__Exercise details__. Can you set down, exactly as they appear below, the lines from the opening of the material through the one bearing "1300, 1200, 1100];", minus the pictures?

__Material provided__.

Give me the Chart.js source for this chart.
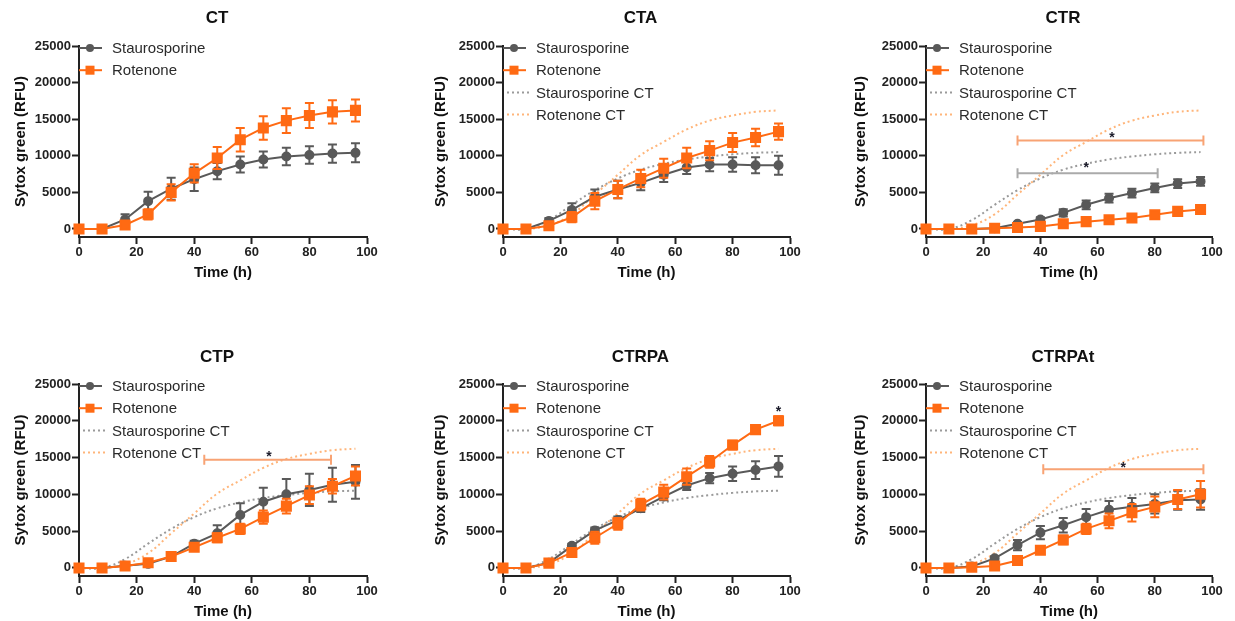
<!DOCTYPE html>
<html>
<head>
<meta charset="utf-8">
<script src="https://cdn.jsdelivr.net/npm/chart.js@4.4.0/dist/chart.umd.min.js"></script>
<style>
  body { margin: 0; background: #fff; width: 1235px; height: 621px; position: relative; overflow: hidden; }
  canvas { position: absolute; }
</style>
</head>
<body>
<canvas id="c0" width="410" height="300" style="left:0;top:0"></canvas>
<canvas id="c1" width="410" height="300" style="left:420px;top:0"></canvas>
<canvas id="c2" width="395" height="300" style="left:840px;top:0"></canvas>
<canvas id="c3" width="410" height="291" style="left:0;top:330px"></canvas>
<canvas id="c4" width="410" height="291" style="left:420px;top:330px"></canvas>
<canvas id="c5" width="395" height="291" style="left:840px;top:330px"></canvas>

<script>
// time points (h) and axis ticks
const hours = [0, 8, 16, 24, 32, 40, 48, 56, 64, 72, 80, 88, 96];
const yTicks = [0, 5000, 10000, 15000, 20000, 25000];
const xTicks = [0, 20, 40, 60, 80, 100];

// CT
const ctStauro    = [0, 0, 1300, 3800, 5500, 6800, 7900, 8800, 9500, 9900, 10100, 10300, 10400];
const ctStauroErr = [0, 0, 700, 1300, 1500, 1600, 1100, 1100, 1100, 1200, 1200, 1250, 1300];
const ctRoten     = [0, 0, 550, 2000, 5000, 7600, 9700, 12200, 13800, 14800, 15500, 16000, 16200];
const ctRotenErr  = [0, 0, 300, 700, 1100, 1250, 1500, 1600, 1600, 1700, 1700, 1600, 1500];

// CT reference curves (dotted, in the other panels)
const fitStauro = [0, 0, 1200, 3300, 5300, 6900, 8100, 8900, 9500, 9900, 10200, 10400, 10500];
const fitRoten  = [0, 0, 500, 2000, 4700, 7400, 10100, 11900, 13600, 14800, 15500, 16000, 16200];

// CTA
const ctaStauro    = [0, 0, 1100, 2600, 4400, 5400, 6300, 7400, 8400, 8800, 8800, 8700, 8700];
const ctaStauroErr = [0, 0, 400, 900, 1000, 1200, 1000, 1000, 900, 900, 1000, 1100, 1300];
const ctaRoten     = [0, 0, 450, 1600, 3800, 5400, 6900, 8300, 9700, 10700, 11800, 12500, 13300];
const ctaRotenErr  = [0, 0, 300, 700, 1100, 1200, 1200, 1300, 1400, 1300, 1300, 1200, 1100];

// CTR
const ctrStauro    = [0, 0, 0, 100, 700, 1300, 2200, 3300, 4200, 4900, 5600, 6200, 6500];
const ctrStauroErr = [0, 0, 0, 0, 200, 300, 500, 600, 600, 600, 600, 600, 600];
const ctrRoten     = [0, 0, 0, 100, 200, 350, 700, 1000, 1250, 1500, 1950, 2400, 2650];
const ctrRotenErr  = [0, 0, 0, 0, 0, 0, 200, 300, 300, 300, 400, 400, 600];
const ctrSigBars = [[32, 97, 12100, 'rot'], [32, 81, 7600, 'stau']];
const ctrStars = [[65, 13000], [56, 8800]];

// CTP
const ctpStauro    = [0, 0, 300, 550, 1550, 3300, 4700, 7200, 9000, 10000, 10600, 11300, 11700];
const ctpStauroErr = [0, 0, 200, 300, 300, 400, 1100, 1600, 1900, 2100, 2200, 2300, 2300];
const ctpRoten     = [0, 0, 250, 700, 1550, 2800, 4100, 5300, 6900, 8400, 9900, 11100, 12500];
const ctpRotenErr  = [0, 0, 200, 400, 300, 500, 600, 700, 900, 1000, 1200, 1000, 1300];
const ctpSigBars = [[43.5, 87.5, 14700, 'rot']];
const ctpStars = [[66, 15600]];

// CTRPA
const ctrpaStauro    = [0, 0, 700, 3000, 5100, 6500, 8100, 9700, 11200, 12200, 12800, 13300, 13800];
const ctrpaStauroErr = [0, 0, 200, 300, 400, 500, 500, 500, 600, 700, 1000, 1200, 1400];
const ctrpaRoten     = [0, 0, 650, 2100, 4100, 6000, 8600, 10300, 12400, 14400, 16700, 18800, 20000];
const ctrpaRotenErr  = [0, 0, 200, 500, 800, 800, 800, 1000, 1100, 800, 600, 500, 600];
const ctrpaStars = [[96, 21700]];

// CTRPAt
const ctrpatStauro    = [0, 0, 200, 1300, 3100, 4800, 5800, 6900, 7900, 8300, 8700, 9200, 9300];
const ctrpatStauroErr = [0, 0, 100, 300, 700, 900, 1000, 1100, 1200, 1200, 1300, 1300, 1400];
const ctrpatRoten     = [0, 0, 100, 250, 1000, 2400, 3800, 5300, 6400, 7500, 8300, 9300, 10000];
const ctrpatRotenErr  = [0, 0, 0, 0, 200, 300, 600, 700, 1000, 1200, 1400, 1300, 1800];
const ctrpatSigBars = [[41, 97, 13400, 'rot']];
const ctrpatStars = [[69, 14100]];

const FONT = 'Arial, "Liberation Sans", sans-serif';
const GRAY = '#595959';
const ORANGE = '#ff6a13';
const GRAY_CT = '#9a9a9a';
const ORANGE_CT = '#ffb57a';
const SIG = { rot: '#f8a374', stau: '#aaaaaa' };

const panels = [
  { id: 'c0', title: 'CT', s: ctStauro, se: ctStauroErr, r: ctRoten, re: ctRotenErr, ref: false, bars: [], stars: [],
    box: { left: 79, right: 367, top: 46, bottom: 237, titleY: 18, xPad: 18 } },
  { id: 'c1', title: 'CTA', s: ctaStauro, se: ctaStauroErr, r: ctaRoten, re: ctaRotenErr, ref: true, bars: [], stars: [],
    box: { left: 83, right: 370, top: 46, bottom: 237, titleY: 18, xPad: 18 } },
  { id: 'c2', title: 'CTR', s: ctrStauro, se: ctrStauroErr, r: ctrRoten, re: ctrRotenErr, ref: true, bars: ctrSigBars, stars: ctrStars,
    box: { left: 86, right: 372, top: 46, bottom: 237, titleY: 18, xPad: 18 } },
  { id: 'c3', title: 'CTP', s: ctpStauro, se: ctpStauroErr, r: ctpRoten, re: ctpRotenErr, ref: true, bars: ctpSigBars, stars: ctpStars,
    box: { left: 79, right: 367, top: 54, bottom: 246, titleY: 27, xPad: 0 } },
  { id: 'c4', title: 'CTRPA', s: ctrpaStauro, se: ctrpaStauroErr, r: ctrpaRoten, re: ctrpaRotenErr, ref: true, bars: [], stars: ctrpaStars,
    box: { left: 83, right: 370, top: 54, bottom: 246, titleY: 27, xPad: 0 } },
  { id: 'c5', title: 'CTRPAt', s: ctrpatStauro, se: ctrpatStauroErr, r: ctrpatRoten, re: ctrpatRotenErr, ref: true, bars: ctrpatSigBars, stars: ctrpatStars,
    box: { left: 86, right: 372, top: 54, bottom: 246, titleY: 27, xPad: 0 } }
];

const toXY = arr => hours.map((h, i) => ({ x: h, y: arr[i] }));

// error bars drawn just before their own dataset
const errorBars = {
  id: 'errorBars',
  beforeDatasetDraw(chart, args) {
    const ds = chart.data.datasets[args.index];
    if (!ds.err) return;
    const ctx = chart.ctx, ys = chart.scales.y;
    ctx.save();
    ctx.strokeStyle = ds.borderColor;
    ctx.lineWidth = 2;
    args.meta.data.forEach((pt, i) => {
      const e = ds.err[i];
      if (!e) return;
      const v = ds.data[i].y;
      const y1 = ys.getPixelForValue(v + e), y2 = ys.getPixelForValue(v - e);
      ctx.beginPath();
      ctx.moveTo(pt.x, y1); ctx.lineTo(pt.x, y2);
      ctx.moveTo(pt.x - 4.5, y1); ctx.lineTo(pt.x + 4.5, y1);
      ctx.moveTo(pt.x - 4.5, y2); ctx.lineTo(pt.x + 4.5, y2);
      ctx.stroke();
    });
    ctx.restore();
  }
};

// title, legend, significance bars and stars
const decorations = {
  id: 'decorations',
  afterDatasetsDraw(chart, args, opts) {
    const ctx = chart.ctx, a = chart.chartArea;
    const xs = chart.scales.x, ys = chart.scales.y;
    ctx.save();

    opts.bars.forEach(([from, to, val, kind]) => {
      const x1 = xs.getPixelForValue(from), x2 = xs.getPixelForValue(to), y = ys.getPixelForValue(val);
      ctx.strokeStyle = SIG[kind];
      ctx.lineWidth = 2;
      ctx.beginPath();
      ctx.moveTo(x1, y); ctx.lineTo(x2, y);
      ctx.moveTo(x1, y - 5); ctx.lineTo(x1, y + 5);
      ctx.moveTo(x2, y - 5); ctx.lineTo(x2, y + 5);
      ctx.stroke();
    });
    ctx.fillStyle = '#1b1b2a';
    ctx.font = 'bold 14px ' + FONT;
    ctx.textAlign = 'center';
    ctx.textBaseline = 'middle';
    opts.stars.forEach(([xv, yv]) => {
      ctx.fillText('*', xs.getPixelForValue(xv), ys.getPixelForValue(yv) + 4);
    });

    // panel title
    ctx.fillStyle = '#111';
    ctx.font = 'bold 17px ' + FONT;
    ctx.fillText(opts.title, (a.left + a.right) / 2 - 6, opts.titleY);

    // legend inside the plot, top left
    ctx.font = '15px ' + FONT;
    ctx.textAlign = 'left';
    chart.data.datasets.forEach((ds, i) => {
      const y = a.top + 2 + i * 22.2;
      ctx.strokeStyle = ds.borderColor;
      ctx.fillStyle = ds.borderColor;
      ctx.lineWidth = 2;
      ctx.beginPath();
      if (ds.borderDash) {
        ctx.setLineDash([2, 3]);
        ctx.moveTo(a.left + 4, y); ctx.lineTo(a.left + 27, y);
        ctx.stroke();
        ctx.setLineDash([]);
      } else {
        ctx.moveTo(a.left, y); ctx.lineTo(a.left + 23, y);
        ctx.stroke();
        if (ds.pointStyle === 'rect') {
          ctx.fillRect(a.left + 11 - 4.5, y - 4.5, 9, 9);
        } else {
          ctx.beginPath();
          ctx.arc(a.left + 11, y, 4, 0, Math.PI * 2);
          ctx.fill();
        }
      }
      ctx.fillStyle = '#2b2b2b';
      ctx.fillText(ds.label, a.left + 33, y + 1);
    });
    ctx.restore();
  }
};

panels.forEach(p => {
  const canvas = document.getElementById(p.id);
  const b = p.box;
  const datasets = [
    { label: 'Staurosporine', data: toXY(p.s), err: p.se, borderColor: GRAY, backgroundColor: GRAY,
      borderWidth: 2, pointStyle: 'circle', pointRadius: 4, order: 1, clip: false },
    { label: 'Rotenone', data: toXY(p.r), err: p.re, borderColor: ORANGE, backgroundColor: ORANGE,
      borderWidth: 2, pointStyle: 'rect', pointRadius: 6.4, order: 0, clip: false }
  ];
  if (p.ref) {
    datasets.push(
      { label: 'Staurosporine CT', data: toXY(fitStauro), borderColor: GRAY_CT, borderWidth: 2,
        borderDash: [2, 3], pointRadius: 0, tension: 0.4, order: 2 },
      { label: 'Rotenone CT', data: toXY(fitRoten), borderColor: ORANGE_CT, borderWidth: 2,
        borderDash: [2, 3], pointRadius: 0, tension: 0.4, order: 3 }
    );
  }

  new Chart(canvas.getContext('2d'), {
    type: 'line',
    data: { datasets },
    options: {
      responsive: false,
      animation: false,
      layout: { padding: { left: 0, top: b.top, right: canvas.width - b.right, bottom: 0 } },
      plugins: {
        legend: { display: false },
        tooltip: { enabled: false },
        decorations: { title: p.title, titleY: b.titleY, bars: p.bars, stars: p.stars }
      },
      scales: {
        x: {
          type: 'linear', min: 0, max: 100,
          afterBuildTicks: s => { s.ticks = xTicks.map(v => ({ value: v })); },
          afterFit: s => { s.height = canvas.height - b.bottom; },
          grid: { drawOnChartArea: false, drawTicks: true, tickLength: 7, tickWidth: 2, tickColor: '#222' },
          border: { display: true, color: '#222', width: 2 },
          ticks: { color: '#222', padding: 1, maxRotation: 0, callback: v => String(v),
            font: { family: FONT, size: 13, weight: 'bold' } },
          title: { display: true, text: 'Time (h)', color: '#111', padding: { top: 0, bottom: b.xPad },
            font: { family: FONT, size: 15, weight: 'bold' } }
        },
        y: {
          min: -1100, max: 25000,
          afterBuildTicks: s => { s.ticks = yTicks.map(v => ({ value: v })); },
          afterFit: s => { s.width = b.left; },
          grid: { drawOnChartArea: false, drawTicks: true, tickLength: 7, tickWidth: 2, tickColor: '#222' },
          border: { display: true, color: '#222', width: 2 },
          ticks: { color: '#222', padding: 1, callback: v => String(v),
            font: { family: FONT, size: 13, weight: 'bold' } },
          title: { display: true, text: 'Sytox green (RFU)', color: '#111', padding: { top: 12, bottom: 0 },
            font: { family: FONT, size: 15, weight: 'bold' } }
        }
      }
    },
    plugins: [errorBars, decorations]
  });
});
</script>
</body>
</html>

__Complete response__.
Give me the Chart.js source for this chart.
<!DOCTYPE html>
<html>
<head>
<meta charset="utf-8">
<script src="https://cdn.jsdelivr.net/npm/chart.js@4.4.0/dist/chart.umd.min.js"></script>
<style>
  body { margin: 0; background: #fff; width: 1235px; height: 621px; position: relative; overflow: hidden; }
  canvas { position: absolute; }
</style>
</head>
<body>
<canvas id="c0" width="410" height="300" style="left:0;top:0"></canvas>
<canvas id="c1" width="410" height="300" style="left:420px;top:0"></canvas>
<canvas id="c2" width="395" height="300" style="left:840px;top:0"></canvas>
<canvas id="c3" width="410" height="291" style="left:0;top:330px"></canvas>
<canvas id="c4" width="410" height="291" style="left:420px;top:330px"></canvas>
<canvas id="c5" width="395" height="291" style="left:840px;top:330px"></canvas>

<script>
// time points (h) and axis ticks
const hours = [0, 8, 16, 24, 32, 40, 48, 56, 64, 72, 80, 88, 96];
const yTicks = [0, 5000, 10000, 15000, 20000, 25000];
const xTicks = [0, 20, 40, 60, 80, 100];

// CT
const ctStauro    = [0, 0, 1300, 3800, 5500, 6800, 7900, 8800, 9500, 9900, 10100, 10300, 10400];
const ctStauroErr = [0, 0, 700, 1300, 1500, 1600, 1100, 1100, 1100, 1200, 1200, 1250, 1300];
const ctRoten     = [0, 0, 550, 2000, 5000, 7600, 9700, 12200, 13800, 14800, 15500, 16000, 16200];
const ctRotenErr  = [0, 0, 300, 700, 1100, 1250, 1500, 1600, 1600, 1700, 1700, 1600, 1500];

// CT reference curves (dotted, in the other panels)
const fitStauro = [0, 0, 1200, 3300, 5300, 6900, 8100, 8900, 9500, 9900, 10200, 10400, 10500];
const fitRoten  = [0, 0, 500, 2000, 4700, 7400, 10100, 11900, 13600, 14800, 15500, 16000, 16200];

// CTA
const ctaStauro    = [0, 0, 1100, 2600, 4400, 5400, 6300, 7400, 8400, 8800, 8800, 8700, 8700];
const ctaStauroErr = [0, 0, 400, 900, 1000, 1200, 1000, 1000, 900, 900, 1000, 1100, 1300];
const ctaRoten     = [0, 0, 450, 1600, 3800, 5400, 6900, 8300, 9700, 10700, 11800, 12500, 13300];
const ctaRotenErr  = [0, 0, 300, 700, 1100, 1200, 1200, 1300, 1400, 1300, 1300, 1200, 1100];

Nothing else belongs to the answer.